Chengshantou, aka Mount Chengtou, is situated on the easternmost point of Shandong Peninsula, itself known under the alternate name of Jiaodong Peninsula, one of the two peninsulas that embrace, as it were, the Bo Hai Sea (the other is the Liaodong Peninsula farther north, which is contiguous with the Korean Peninsula).
In ancient times, i.e., during the Qin (BCE 221-207) Dynasty, the Cheng Mountain range, which lay at the northwesternmost extremity of what was known as China at the time, was considered the end of the world (there was similarly a southwestern extremity of China that was also considered the end of the world, since the highly socially developed Chinese, who tended to consider others as somewhat barbaric, considered China as the world, or perhaps at least the civilized world). Since tou means "end" in Chinese, Chengshantou translates to "the mountain range at the end of the world", and since shan, which means "mountain", is generally separated from the rest of the name in English and either placed in front ("Mount") or behind ("Mountain") the rest of the name, we get the rather idiosyncratic English form, Mount Chengtou ("Mount Cheng-at-the-end-of-the-world").
Not surprisingly, Mount Chengtou/ Chengshantou was considered in ancient times as "the place from whence the sun rises". Chengshantou still offers stunning views of the sunrise. Here, you can see "undulating" peaks - or peaks that alternate sharply in height, and many with sharp crags - interspersed with green plateaus and valleys, and vast expanses of water as you gaze out to sea, protected by the mountain's height from the tall waves that come crashing in toward you, all of which makes Chengshantou a fascinating place to plan a sightseeing trip of a few days, or an interesting, cool place to retreat from the heat during the summer holidays.
There is an interesting legend about Chengshantou and China's first emperor. From BCE 219-210, during the latter part of the reign (BCE 246-210) of Shi Huangdi, or Emperor Qin, as the emperor of the Qin Dynasty was known (Shi Huang was the first Chinese sovereign to style himself "emperor", though there would be many who would take up that mantle after him), the emperor paid two visits to Chengshantou in search of the elixir of life. To make it easier for him to get around the undulating peaks of Chengshantou, the emperor ordered that long bridges be built connecting many of the lesser peaks of Chengshantou. Thanks therefore to this effort, present-day tourists can betread the same bridges and paths that were trod by Emperor Qin over two millenia ago, places such as Qinling Ridge and Shejiao ("Flood-Dragon Shooting") Platform, as well as Shi Huang Temple, all of which are unique places from their history alone. Emperor Qin's serving premier at the time appended a new distinction to this end-of-the-world place, referring thereafter to Chengshantou as "the end of the world and the eastern entrance of the Qin Empire".

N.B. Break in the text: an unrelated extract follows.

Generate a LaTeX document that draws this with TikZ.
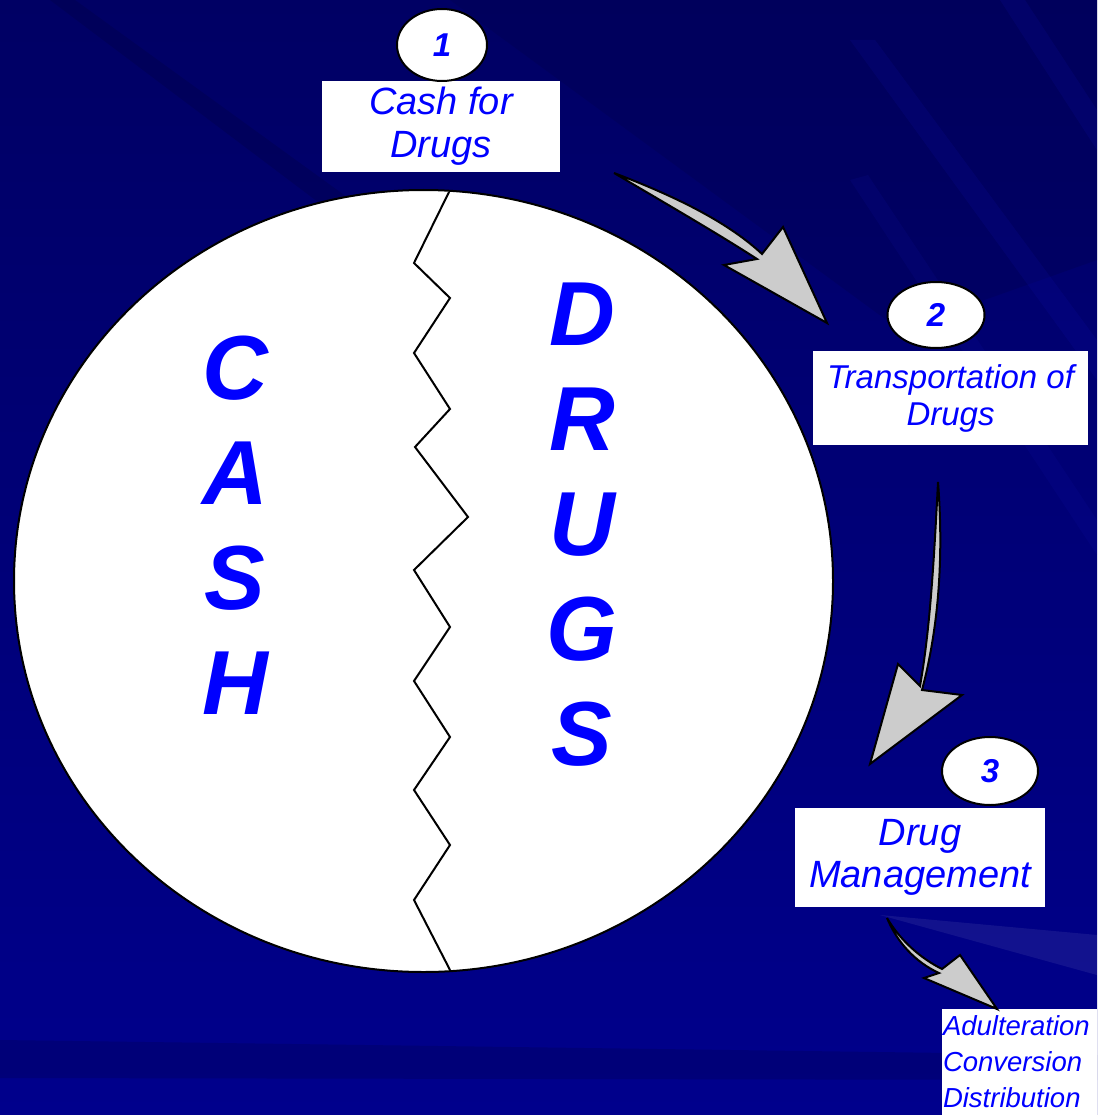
\documentclass[tikz,border=0pt]{standalone}
\usepackage{fontspec}
\setmainfont{Liberation Sans}
\usetikzlibrary{shapes.geometric}
\definecolor{bgtop}{RGB}{0,0,100}
\definecolor{bgbot}{RGB}{0,0,140}
\definecolor{streakdark}{RGB}{0,0,70}
\definecolor{streaklight}{RGB}{20,20,180}
\definecolor{txtblue}{RGB}{0,0,255}
\definecolor{arrowgrey}{RGB}{204,204,204}
\tikzset{
  labelbox/.style={fill=white, inner sep=0pt, align=center, text=txtblue},
  numoval/.style={ellipse, draw=black, line width=2pt, fill=white, inner sep=0pt,
     text=txtblue, font=\fontsize{33}{35}\selectfont\bfseries\itshape},
  blockarrow/.style={fill=arrowgrey, draw=black, line width=2pt, line join=miter},
  bigletters/.style={text=txtblue, align=center, inner sep=0pt,
     font=\fontsize{91}{105}\selectfont\bfseries\itshape},
}
\begin{document}
\begin{tikzpicture}[x=1pt, y=-1pt]
\useasboundingbox (0,0) rectangle (1097,1115);
% background
\shade[top color=bgtop, bottom color=bgbot] (0,0) rectangle (1097,1115);
\fill[streakdark, opacity=0.35] (50,0) -- (75,0) -- (420,250) -- (395,260) -- cycle;
\fill[streakdark, opacity=0.25] (450,0) -- (1097,0) -- (1097,260) -- (900,330) -- cycle;
\fill[streaklight, opacity=0.15] (850,40) -- (875,40) -- (1097,340) -- (1097,380) -- cycle;
\fill[streaklight, opacity=0.15] (1000,0) -- (1025,0) -- (1097,110) -- (1097,150) -- cycle;
\fill[streaklight, opacity=0.12] (850,180) -- (868,175) -- (1097,520) -- (1097,555) -- cycle;
\fill[streakdark, opacity=0.25] (0,1040) -- (1097,1055) -- (1097,1080) -- (0,1078) -- cycle;
\fill[white, opacity=0.07] (880,915) -- (1097,935) -- (1097,975) -- cycle;
% big circle
\node[ellipse, draw=black, line width=2pt, fill=white, minimum width=819pt,
      minimum height=782pt, inner sep=0pt] (bigc) at (423.5,581) {};
% zigzag crack
\draw[black, line width=2pt, line join=miter]
  (449,192) -- (414,263) -- (450,298) -- (414,353) -- (450,409) -- (415,447)
  -- (468,517) -- (414,570) -- (450,627) -- (414,681) -- (450,737)
  -- (414,790) -- (450,845) -- (414,900) -- (450,970);
% big letters
\node[bigletters] (cash) at (235,525) {C\\A\\S\\H};
\node[bigletters] (drugs) at (582,525) {D\\R\\U\\G\\S};
% label boxes
\node[labelbox, minimum width=238pt, minimum height=91pt,
      font=\fontsize{38}{43}\selectfont\itshape] (box1) at (441,126.5) {Cash for\\Drugs};
\node[numoval, minimum width=90pt, minimum height=72pt] (num1) at (442,45) {1};
\node[labelbox, minimum width=275pt, minimum height=94pt,
      font=\fontsize{33}{37}\selectfont\itshape] (box2) at (950.5,398) {Transportation of\\Drugs};
\node[numoval, minimum width=97pt, minimum height=66pt] (num2) at (936,315) {2};
\node[labelbox, minimum width=250pt, minimum height=99pt,
      font=\fontsize{38}{42}\selectfont\itshape] (box3) at (920,857.5) {Drug\\Management};
\node[numoval, minimum width=96pt, minimum height=68pt] (num3) at (990,771) {3};
\node[labelbox, align=left, text width=153pt, minimum height=106pt, inner xsep=1pt,
      font=\fontsize{27.5}{36}\selectfont\itshape] (box4) at (1019.5,1062)
      {Adulteration\\Conversion\\Distribution};
% block arrows
\draw[blockarrow] (614,173) .. controls (680,198) and (730,224) .. (762,254)
  -- (783,227) -- (827,323) -- (724,265) -- (757,259)
  .. controls (720,235) and (670,206) .. cycle;
\draw[blockarrow] (938,482) .. controls (944,560) and (938,630) .. (922,690)
  -- (962,695) -- (870,764) -- (898,664) -- (920,686)
  .. controls (930,630) and (934,560) .. cycle;
\draw[blockarrow] (887,918) .. controls (900,940) and (920,958) .. (942,969)
  -- (960,955) -- (997,1009) -- (924,978) -- (939,973)
  .. controls (915,962) and (897,942) .. cycle;
\end{tikzpicture}
\end{document}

Later, in CE 94, when Emperor Wu of the Han (BCE 206 - CE 220) Dynasty made his annual inspection tour to the Eastern Sea (East China Sea), he had a new temple built on Chengshantou, the Temple of the Sun God (Rizhu Ci), in recognition of this holy mountain where the sun first shines on China every morning. Wudi, or Emperor Wu, spent much time enjoying the sunrises on Chengshantou. Later still, Emperor Wu had a Taoist temple, Chengshan Taoist Temple, erected on the mountain, which he consecrated with an ode.
Major scenic sites on present-day Chengshantou include Hailu Island, Shihuang Temple, Bairitai ("Sun Worshiping") Platform, Wanghaiting ("Sea-Viewing") Pavilion, Guantaoge ("Wave-Enjoying") Pavilion, Zhenlong ("Dragon-Subduing") Stone, and a new safari park as well as a number of stelae and the ruins of a number of bridges that were erected during the Qin Dynasty.